Electra, for anyone unfamiliar, is one of the children of the ill-fated marriage of Agamemnon and Clytemnestra. Caught up in the cycle of the Trojan War, her father sacrificed one of her sisters, Iphigenia, at the start of the war so that the Greeks would have a favourable wind, and thus could sail east to besiege Troy. Still distraught over this incident, Clytemnestra and her lover, Aegisthus, killed Agamemnon when he returned from the war. Sophocles‘ version of the play, written in the fifth century BC, picks up a number of years later, with Electra still mourning the death of her father, and hoping for the return of her brother, Orestes, so that they may seek revenge upon their mother and her new husband, who has taken up the thrown of Argos in their father’s stead.

Unlike some of the other Greek tragedies that have survived the centuries, there is no real sense of conflict in the character of Electra: she is adamant in her anger, her despisal of her mother and her husband, and focuses on her desire for revenge above all things. Whilst this might seemingly make the play somewhat flat, as there is no possible outcome for Electra other than death – either her’s or that of Clytemnestra and Aegisthus – the tragedy of it is not about the end result, but about the suffering Electra endures.
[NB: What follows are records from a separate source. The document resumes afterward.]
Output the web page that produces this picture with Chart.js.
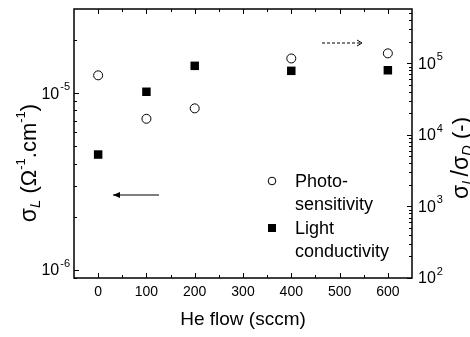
<!DOCTYPE html>
<html>
<head>
<meta charset="utf-8">
<script src="https://cdn.jsdelivr.net/npm/chart.js@4/dist/chart.umd.min.js"></script>
<style>
  html, body { margin: 0; padding: 0; background: #fff; }
  #wrap { width: 470px; height: 337px; }
</style>
</head>
<body>
<div id="wrap"><canvas id="c" width="470" height="337"></canvas></div>
<script>
// He flow values (sccm)
const heFlow = [0, 100, 200, 400, 600];
// light conductivity sigma_L (left axis)
const lightCond = [4.5e-6, 1.02e-5, 1.43e-5, 1.34e-5, 1.35e-5];
// photosensitivity sigma_L/sigma_D (right axis)
const photoSens = [6.8e4, 1.68e4, 2.35e4, 1.17e5, 1.38e5];

const xTicks = [0, 100, 200, 300, 400, 500, 600];
const leftExps = [-6, -5];
const rightExps = [2, 3, 4, 5];

const FONT = '"Liberation Sans", Arial, sans-serif';

// draws "10" with a raised exponent
function drawPow(ctx, exp, x, y, align) {
  ctx.save();
  ctx.textBaseline = 'middle';
  ctx.font = '16px ' + FONT;
  const base = '10';
  const sup = String(exp);
  const bw = ctx.measureText(base).width;
  ctx.font = '11px ' + FONT;
  const sw = ctx.measureText(sup).width;
  let x0 = align === 'right' ? x - bw - sw - 1 : x;
  ctx.font = '16px ' + FONT;
  ctx.textAlign = 'left';
  ctx.fillText(base, x0, y);
  ctx.font = '11px ' + FONT;
  ctx.fillText(sup, x0 + bw + 1, y - 7);
  ctx.restore();
}

function arrow(ctx, x1, x2, y, dashed) {
  ctx.save();
  ctx.strokeStyle = '#000';
  ctx.fillStyle = '#000';
  ctx.lineWidth = 1;
  if (dashed) ctx.setLineDash([3, 2]);
  ctx.beginPath();
  ctx.moveTo(x1, y);
  ctx.lineTo(x2, y);
  ctx.stroke();
  ctx.setLineDash([]);
  const d = x2 > x1 ? 1 : -1;
  ctx.beginPath();
  if (dashed) {
    ctx.moveTo(x2 - d * 5, y - 3);
    ctx.lineTo(x2, y);
    ctx.lineTo(x2 - d * 5, y + 3);
    ctx.stroke();
  } else {
    ctx.moveTo(x2, y);
    ctx.lineTo(x2 - d * 7, y - 3);
    ctx.lineTo(x2 - d * 7, y + 3);
    ctx.closePath();
    ctx.fill();
  }
  ctx.restore();
}

function richText(ctx, parts, cx0, cy, rotate) {
  ctx.save();
  ctx.translate(cx0, cy);
  if (rotate) ctx.rotate(-Math.PI / 2);
  ctx.textAlign = 'left';
  ctx.textBaseline = 'middle';
  let total = 0;
  parts.forEach(p => { ctx.font = p[1] + 'px ' + FONT; total += ctx.measureText(p[0]).width; });
  let cx = -total / 2;
  parts.forEach(p => {
    ctx.font = (p[3] ? 'italic ' : '') + p[1] + 'px ' + FONT;
    ctx.fillText(p[0], cx, p[2]);
    cx += ctx.measureText(p[0]).width;
  });
  ctx.restore();
}

const framePlugin = {
  id: 'frame',
  afterDraw(chart) {
    const ctx = chart.ctx;
    const a = chart.chartArea;
    const sx = chart.scales.x, sl = chart.scales.yL, sr = chart.scales.yR;
    ctx.save();
    ctx.strokeStyle = '#000';
    ctx.fillStyle = '#000';
    ctx.lineWidth = 1.5;
    ctx.strokeRect(a.left, a.top, a.right - a.left, a.bottom - a.top);
    ctx.lineWidth = 1;

    // x ticks, bottom and top
    ctx.beginPath();
    for (let v = -50; v <= 650; v += 50) {
      const px = Math.round(sx.getPixelForValue(v)) + 0.5;
      if (px <= a.left + 1 || px >= a.right - 1) continue;
      const len = v % 100 === 0 ? 5 : 3;
      ctx.moveTo(px, a.bottom); ctx.lineTo(px, a.bottom - len);
      ctx.moveTo(px, a.top); ctx.lineTo(px, a.top + len);
    }
    ctx.stroke();
    ctx.font = '14px ' + FONT;
    ctx.textAlign = 'center';
    ctx.textBaseline = 'middle';
    xTicks.forEach(v => ctx.fillText(String(v), sx.getPixelForValue(v), 292));

    // left ticks
    ctx.beginPath();
    for (let e = -7; e <= -4; e++) {
      for (let m = 1; m <= 9; m++) {
        const v = m * Math.pow(10, e);
        if (v < sl.min || v > sl.max) continue;
        const py = Math.round(sl.getPixelForValue(v)) + 0.5;
        const len = m === 1 ? 5 : 3;
        ctx.moveTo(a.left, py); ctx.lineTo(a.left + len, py);
      }
    }
    ctx.stroke();
    leftExps.forEach(e => drawPow(ctx, e, a.left - 4, sl.getPixelForValue(Math.pow(10, e)) + 1, 'right'));

    // right ticks
    ctx.beginPath();
    for (let e = 2; e <= 5; e++) {
      for (let m = 1; m <= 9; m++) {
        const v = m * Math.pow(10, e);
        if (v < sr.min || v > sr.max) continue;
        const py = Math.round(sr.getPixelForValue(v)) + 0.5;
        const len = m === 1 ? 5 : 3;
        ctx.moveTo(a.right, py); ctx.lineTo(a.right - len, py);
      }
    }
    ctx.stroke();
    rightExps.forEach(e => drawPow(ctx, e, a.right + 6, sr.getPixelForValue(Math.pow(10, e)) + 1, 'left'));

    // axis titles
    ctx.font = '19px ' + FONT;
    ctx.textAlign = 'center';
    ctx.fillText('He flow (sccm)', (a.left + a.right) / 2, 320);

    richText(ctx, [['σ', 23, 0], ['L', 15, 6, true], [' (Ω', 22, 0], ['-1', 13, -9], ['.cm', 22, 0], ['-1', 13, -9], [')', 22, 0]], 30, 163, true);
    richText(ctx, [['σ', 23, 0], ['L', 15, 6, true], ['/σ', 23, 0], ['D', 15, 6, true], [' (-)', 22, 0]], 462, 158, true);

    // arrows
    arrow(ctx, 159, 113, 195, false);
    arrow(ctx, 322, 362, 43, true);

    // legend
    ctx.font = '18px ' + FONT;
    ctx.textAlign = 'left';
    ctx.textBaseline = 'middle';
    ctx.beginPath();
    ctx.arc(272, 181, 3.8, 0, Math.PI * 2);
    ctx.stroke();
    ctx.fillText('Photo-', 295, 182);
    ctx.fillText('sensitivity', 295, 205);
    ctx.fillRect(268, 224, 8, 8);
    ctx.fillText('Light', 295, 229);
    ctx.fillText('conductivity', 295, 252);
    ctx.restore();
  }
};

new Chart(document.getElementById('c'), {
  type: 'scatter',
  data: {
    datasets: [
      {
        label: 'Photo-sensitivity',
        data: heFlow.map((x, i) => ({ x: x, y: photoSens[i] })),
        yAxisID: 'yR',
        pointStyle: 'circle',
        pointRadius: 4.5,
        borderWidth: 1,
        borderColor: '#000',
        backgroundColor: '#fff'
      },
      {
        label: 'Light conductivity',
        data: heFlow.map((x, i) => ({ x: x, y: lightCond[i] })),
        yAxisID: 'yL',
        pointStyle: 'rect',
        pointRadius: 6,
        borderWidth: 0,
        borderColor: '#000',
        backgroundColor: '#000'
      }
    ]
  },
  options: {
    responsive: false,
    animation: false,
    events: [],
    layout: { padding: { left: 74, top: 9, right: 58, bottom: 59 } },
    plugins: { legend: { display: false }, tooltip: { enabled: false } },
    scales: {
      x: { type: 'linear', min: -50, max: 650, display: false },
      yL: { type: 'logarithmic', position: 'left', min: 9e-7, max: 3e-5, display: false },
      yR: { type: 'logarithmic', position: 'right', min: 100, max: 5.75e5, display: false }
    }
  },
  plugins: [framePlugin]
});
</script>
</body>
</html>
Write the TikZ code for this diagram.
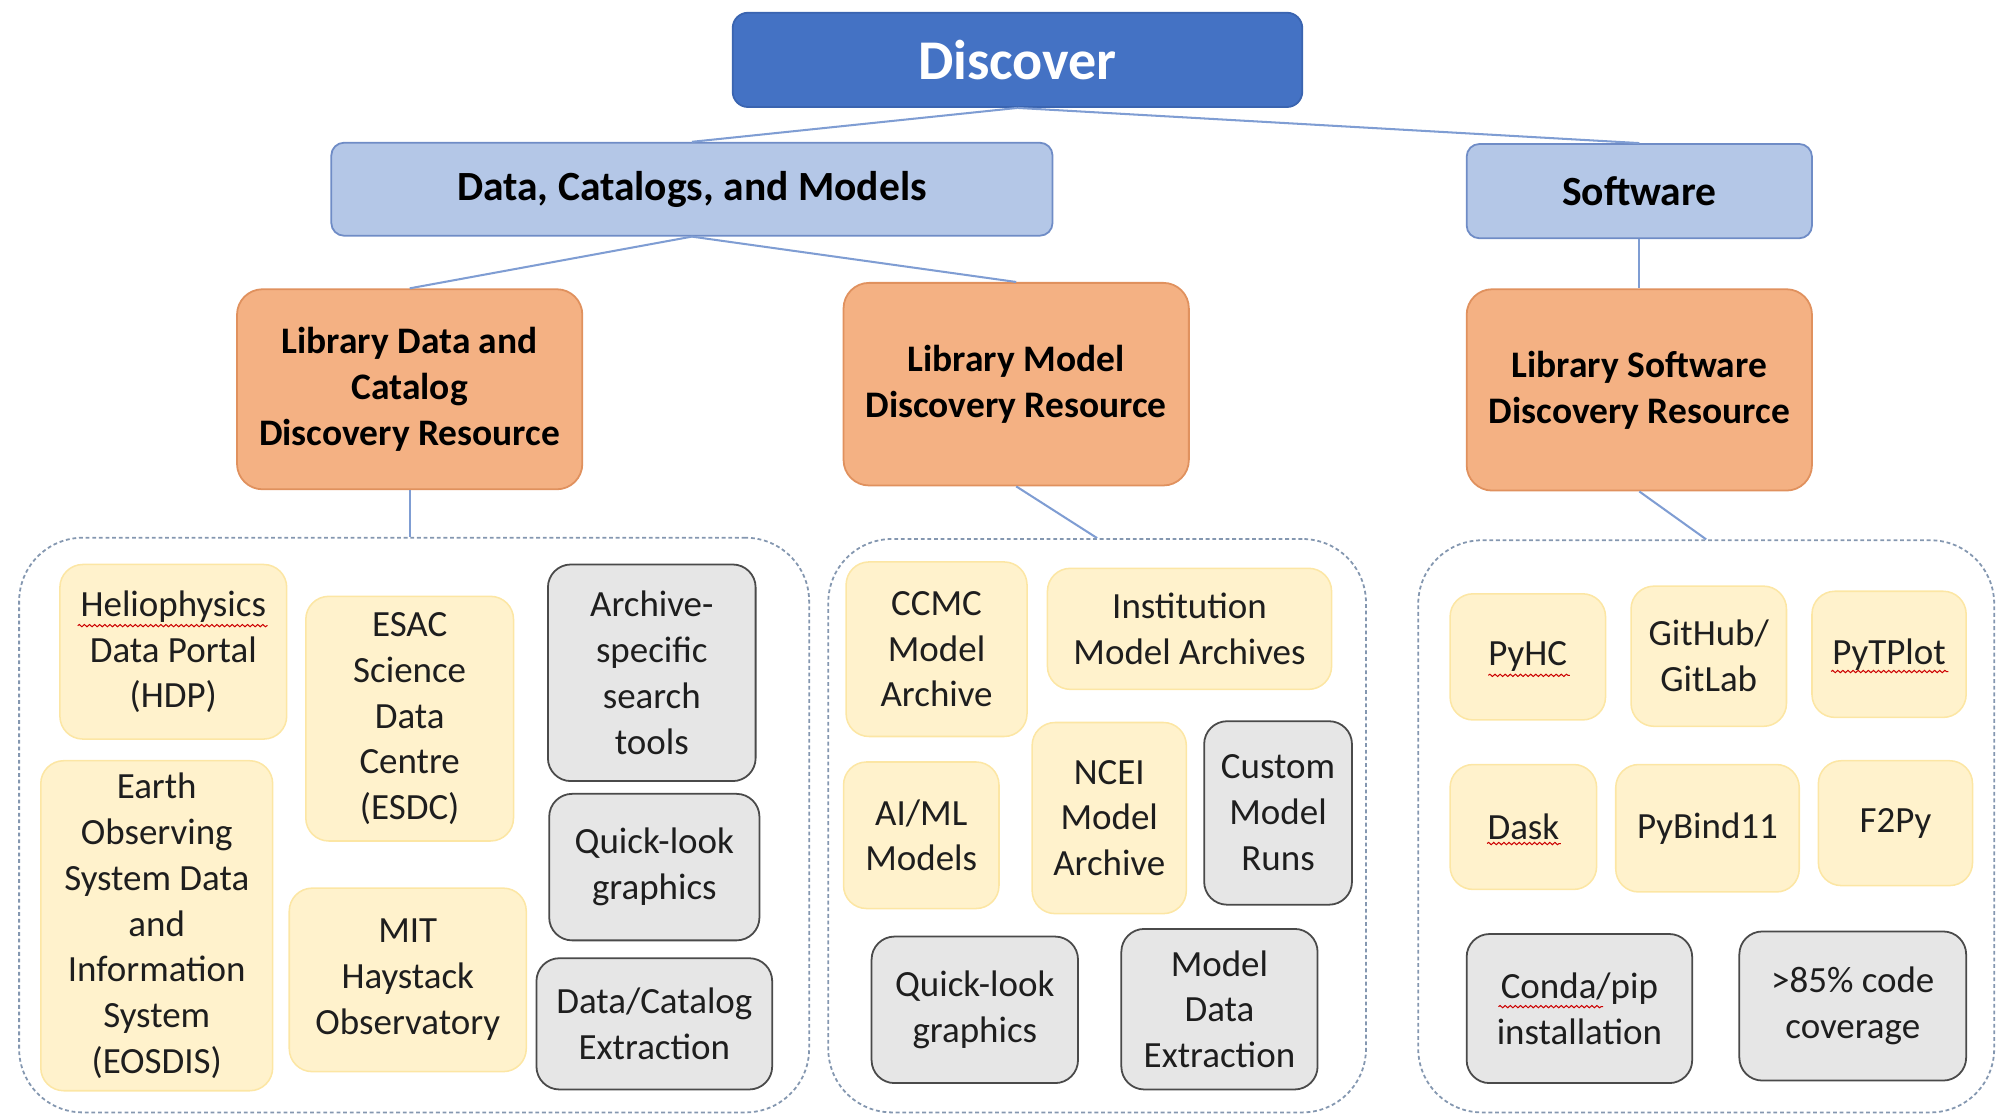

Her grief consumes her almost to the point of madness, and whilst the overwhelmingness of it is clear on the page, on stage it becomes real. The Electra of Kristin Scott Thomas is a manifestation of torment. Her pain, her grief, is tangible, from the moment she walks onto the stage. Though others have seen her intensity, her inability for stillness ,as a bit over the top, I recognised it as the physical outlet of deep emotional suffering, of the kind that makes one tremble merely from the struggle to keep from falling apart entirely. For Electra, the tragedy comes from within, from her battle to cope with the pain others have brought into her life, and the knowledge that once she gets her revenge, she will have nothing left. This leaves no room for the catharsis typical of this type of tragedy, and leaves the audience with as much emptiness as Electra undoubtedly feels herself.

I hate to take any credit away from Sophocles, for it is his words that filled the stage (for the most part), but I cannot help but think a lesser actress would not have been able to convey the emotional turmoil, the heartfelt agony of loss and grief, and the physical intensity of mental anguish as readily. Quite simply, Kristin Scott Thomas is Electra.